# per inch vs per push



## Mike57 (Dec 31, 2009)

I have a customer that is satisfied with my work, but wants a per inch price instead of the per push price I have been charging. The customer has a 130x185 parking lot, two drives...one 30x150, and one 14x80 (loading dock that has to be beck dragged). There are 3 entries to the street totaling 135' of frontage to be cleared. I shovel the loading dock stairs and landing as well as each of 4 building entries. 

They need the lot cleared before 7AM and there is a 2 inch trigger. Any storm with accumulations after 7AM of more than 2 inches needs another push. I'm thinking of giving a price per inch for each push required. Is anyone doing this?

I figure it costs me $210 to put a plow out each time to this customer. That is my COST not what I charge. The last 20" storm was cleared for $475.....most get cleared for $275. Is this price reasonable?

Please send any suggestions for by the inch pricing.


----------



## blizzardsnow (Feb 3, 2009)

Most of our contracts are per push + per inch. Example- say a 2" trigger= 2-4"- $100, 4-6" - $130, 6-8" $160. Etc...

Obviously if it snows during business hours we hit it every 2" or so (in this case @$100)- but if it snows overnight then we charge depending on total snowfall.


----------



## Mike57 (Dec 31, 2009)

Thanks for your input.

This customer has had issues in the past with plowing during business hours (it shuts down their production) and the workers all stop until everyone has moved there cars. If it continues to snow hard during the business day they tend to close early, so plowing between 7AM and 5PM is not practical there. By 5 PM the lot is empty and much easier to plow. I might offer a complimentary clean-out so that the lot is clear in the aisles when workers leave?

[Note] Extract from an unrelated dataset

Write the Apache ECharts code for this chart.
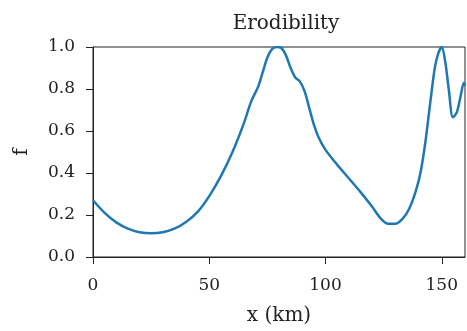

I need to give him a price by tomorrow, so I guess I will base my quote by the push but put the $ amount based on snowfall. I believe this will satisfy him. He paid the same for a 9" as he did for the 20" storm. He doesn't like that and wants the price to increase with snowfall even though I believe it will cost him more. By the current "push" price I do the second push for the same storm for $75 cheaper and I have never charged for a third push.


----------



## Philbilly2 (Aug 25, 2007)

What I commonly do when someone asks me for this is I give them the price would charge on a per push for a 1"-2" snow. Then I go up from there. 

I like when they tell you to wait till it has all fallen and then just push it once


----------



## Mike57 (Dec 31, 2009)

Yikes....I could never have pushed this last storm in a lot that size with one push! 20" in one push? hahahaha
He wants to make sure my pricing is "competitive" which I read as "too much" because I know the price he has been paying for years and I went up $25 a push this year based on increased fuel and maintenance cuz his lot sucks (I broke a trip pin there last year, thanks god no welds broke)


----------



## bristolturf (Dec 20, 2008)

Why would you plow the entire lot during the storm? We simply will go and plow the entry way, clear out the drive lanes for the parking lots in front of the door things like that. I would never ask a customer to come out mid day and move cars so I could plow. 

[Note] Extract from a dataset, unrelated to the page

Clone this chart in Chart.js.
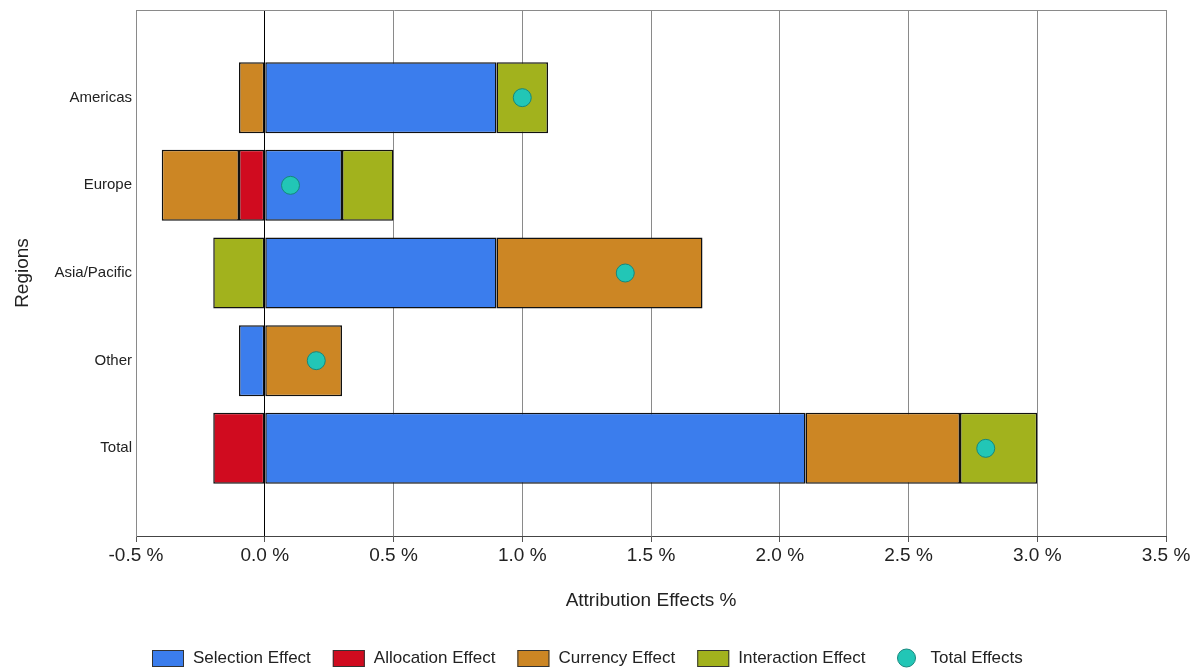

Why would you plow for free? That makes no sense. What happens when your plowing for free, accidentally hit a concrete curb and bend your plow frame? or one of the hoses goes bad?

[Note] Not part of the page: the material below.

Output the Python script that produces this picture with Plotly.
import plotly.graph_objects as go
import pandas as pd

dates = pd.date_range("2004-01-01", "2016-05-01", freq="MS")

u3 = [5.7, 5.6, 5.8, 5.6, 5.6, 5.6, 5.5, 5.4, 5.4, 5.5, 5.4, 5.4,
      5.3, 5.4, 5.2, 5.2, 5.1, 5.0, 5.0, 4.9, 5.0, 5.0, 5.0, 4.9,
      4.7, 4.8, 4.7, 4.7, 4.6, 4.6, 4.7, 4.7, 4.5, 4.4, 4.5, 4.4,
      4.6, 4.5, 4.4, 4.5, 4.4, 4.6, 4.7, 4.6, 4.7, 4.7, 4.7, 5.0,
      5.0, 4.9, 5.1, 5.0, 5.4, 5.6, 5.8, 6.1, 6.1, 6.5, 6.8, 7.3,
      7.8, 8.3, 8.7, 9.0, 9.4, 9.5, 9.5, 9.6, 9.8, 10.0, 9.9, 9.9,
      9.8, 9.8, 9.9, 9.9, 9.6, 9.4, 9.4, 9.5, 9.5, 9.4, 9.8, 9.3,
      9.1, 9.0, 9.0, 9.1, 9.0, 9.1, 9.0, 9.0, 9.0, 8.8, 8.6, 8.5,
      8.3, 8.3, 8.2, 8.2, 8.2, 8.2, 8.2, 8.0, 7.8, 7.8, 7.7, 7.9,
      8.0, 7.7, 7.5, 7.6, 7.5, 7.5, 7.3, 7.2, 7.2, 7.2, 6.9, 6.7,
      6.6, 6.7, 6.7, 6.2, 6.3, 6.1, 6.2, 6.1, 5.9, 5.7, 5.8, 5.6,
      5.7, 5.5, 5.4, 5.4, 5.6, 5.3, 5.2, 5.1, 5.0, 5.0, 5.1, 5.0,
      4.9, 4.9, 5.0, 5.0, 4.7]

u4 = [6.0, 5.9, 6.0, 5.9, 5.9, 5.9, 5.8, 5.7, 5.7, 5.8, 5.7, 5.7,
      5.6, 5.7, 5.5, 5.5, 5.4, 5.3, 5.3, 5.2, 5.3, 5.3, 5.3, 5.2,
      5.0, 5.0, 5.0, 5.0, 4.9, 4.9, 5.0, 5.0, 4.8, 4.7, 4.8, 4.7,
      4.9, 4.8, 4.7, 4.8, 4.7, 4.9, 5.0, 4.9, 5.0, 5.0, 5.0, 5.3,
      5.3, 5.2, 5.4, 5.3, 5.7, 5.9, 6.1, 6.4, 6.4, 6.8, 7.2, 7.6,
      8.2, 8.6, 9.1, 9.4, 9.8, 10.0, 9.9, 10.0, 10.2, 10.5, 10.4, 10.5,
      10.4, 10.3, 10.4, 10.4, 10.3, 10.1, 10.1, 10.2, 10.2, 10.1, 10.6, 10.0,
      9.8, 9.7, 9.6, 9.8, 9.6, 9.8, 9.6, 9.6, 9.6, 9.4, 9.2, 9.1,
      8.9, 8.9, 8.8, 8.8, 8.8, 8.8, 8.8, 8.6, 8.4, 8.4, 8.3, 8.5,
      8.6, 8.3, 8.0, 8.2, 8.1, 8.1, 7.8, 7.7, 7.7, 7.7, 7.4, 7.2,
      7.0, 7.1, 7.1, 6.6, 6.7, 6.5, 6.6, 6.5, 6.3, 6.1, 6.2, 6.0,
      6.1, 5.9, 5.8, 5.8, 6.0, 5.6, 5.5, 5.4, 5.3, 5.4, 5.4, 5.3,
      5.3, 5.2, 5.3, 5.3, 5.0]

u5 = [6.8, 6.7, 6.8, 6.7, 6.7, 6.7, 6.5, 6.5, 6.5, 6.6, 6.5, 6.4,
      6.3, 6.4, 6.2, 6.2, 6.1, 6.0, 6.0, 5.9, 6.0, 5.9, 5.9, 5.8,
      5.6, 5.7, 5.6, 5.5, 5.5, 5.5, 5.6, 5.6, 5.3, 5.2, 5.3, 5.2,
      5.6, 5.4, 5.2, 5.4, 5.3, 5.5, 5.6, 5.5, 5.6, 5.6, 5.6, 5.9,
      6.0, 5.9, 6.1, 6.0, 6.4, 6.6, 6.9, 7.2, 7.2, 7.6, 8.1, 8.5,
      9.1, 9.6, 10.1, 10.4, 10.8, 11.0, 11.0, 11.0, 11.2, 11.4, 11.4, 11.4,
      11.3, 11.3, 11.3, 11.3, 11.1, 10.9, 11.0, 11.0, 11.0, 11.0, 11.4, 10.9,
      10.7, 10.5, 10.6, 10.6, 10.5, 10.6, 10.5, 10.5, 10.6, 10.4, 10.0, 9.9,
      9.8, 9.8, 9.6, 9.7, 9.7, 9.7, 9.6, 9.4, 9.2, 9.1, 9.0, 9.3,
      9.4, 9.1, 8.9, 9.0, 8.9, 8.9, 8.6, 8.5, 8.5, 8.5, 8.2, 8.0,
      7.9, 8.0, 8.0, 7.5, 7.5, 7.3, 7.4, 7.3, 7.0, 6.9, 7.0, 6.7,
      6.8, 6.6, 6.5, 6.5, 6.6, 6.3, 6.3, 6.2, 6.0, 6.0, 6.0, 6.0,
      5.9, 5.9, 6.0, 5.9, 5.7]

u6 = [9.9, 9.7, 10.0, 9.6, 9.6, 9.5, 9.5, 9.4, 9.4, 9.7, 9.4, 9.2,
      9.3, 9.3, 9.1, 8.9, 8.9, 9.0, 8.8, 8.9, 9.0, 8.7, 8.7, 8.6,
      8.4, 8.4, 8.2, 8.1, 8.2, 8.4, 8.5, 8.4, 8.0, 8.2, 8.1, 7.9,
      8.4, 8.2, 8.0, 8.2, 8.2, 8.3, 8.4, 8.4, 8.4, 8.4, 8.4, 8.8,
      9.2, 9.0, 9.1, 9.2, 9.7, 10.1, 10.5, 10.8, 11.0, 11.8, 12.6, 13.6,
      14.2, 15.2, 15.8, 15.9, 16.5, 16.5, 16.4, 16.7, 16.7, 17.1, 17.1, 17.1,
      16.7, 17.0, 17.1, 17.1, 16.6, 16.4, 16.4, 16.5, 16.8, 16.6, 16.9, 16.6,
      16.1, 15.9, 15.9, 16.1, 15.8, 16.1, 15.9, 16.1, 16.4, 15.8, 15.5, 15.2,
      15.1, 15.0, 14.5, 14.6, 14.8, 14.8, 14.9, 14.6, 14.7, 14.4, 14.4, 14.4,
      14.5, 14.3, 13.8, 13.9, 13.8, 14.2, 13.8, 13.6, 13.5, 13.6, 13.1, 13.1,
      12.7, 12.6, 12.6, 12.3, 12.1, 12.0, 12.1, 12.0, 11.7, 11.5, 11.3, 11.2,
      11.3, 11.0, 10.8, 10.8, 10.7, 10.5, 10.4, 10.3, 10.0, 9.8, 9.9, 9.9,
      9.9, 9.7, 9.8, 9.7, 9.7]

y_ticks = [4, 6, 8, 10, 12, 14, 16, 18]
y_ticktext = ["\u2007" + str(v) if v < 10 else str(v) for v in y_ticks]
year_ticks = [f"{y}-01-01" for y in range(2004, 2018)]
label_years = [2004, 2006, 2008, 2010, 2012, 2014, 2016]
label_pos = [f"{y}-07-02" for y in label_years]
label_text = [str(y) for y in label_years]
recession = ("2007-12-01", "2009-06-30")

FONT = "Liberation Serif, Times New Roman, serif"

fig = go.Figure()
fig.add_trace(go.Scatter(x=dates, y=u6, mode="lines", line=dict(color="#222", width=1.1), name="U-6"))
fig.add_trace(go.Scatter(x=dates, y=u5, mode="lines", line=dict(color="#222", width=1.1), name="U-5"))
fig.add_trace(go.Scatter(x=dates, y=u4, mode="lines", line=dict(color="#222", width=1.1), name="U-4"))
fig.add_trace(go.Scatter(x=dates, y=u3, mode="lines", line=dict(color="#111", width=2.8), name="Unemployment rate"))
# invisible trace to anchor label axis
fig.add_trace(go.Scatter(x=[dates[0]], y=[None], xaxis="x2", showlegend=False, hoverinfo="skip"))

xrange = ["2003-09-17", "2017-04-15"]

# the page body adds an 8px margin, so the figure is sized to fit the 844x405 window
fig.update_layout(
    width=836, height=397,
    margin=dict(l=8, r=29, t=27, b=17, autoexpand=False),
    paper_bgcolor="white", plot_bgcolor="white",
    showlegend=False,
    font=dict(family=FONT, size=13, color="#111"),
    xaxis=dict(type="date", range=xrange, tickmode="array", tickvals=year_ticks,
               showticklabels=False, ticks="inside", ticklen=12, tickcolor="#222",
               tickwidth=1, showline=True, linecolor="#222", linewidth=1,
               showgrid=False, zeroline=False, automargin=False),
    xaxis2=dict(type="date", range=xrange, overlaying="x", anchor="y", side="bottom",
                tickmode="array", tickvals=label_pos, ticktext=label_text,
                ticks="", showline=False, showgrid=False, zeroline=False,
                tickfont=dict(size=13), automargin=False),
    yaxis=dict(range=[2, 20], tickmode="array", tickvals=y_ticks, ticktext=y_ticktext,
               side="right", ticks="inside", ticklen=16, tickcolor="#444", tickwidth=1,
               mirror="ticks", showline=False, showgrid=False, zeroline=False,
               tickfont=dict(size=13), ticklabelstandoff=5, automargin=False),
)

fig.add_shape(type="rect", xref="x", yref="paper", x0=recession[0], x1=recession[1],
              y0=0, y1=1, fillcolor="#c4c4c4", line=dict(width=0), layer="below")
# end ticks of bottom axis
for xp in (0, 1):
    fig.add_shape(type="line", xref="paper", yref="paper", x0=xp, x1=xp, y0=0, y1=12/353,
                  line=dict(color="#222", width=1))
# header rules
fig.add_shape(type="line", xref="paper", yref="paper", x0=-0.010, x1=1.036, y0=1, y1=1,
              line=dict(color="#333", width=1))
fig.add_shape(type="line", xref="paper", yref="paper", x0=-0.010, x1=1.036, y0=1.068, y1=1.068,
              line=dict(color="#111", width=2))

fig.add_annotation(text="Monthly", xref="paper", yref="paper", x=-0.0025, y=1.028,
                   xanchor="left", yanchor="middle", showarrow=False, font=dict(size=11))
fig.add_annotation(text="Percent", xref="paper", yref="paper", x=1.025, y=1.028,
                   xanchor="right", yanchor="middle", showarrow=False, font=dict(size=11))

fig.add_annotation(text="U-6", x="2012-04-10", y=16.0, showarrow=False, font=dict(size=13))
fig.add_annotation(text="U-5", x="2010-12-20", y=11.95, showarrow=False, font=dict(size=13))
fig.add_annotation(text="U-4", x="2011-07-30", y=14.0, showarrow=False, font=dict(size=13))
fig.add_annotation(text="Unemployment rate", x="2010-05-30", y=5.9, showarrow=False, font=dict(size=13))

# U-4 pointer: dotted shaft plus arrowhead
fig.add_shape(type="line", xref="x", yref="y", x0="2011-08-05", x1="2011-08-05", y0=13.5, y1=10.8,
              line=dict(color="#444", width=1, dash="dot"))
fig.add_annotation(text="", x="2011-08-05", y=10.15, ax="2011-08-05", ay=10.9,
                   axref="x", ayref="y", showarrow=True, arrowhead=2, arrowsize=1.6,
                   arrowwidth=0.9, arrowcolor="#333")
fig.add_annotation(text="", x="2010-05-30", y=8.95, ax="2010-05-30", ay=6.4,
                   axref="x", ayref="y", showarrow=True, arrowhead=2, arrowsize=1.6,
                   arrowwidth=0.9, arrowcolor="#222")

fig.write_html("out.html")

We do per push per inch. So if we get a 6" storm and push the lot with 2" in the am and another 4" in the evening and we get 50 for 1-3.9 and 100 for 4-6.9 then its 150 for that storm. If that 4" fell during the day, we would just show up periodically and plow all the isles and things. Then when all the cars are gone come again and clean up the rest of the lot. Ya it will require more visits but id rather do that then push 4" of packed snow becasue we waited until everyone is gone and drove over it.


----------



## Mike57 (Dec 31, 2009)

bristolturf;1200209 said:


> Why would you plow the entire lot during the storm? We simply will go and plow the entry way, clear out the drive lanes for the parking lots in front of the door things like that. I would never ask a customer to come out mid day and move cars so I could plow.
> 
> Why would you plow for free? That makes no sense. What happens when your plowing for free, accidentally hit a concrete curb and bend your plow frame? or one of the hoses goes bad?
> 
> We do per push per inch. So if we get a 6" storm and push the lot with 2" in the am and another 4" in the evening and we get 50 for 1-3.9 and 100 for 4-6.9 then its 150 for that storm. If that 4" fell during the day, we would just show up periodically and plow all the isles and things. Then when all the cars are gone come again and clean up the rest of the lot. Ya it will require more visits but id rather do that then push 4" of packed snow becasue we waited until everyone is gone and drove over it.


To answer your question...I do not plow the lot when it is filled with cars. A previous operator made them move all the cars...not me....would never do that! I DO NOT PLOW FOR FREE. Since i have been plowing there has never been a storm lasting more than 24 hours. I will clean up the entry at no charge if they request it, but never have.

The customer has accepted my proposal and learned that I am competitive...which was his big concern i gather. I think he compared his cost so far this year to last year when all the storms went around us! I will continue to service this customer. Thanks for all your input!


----------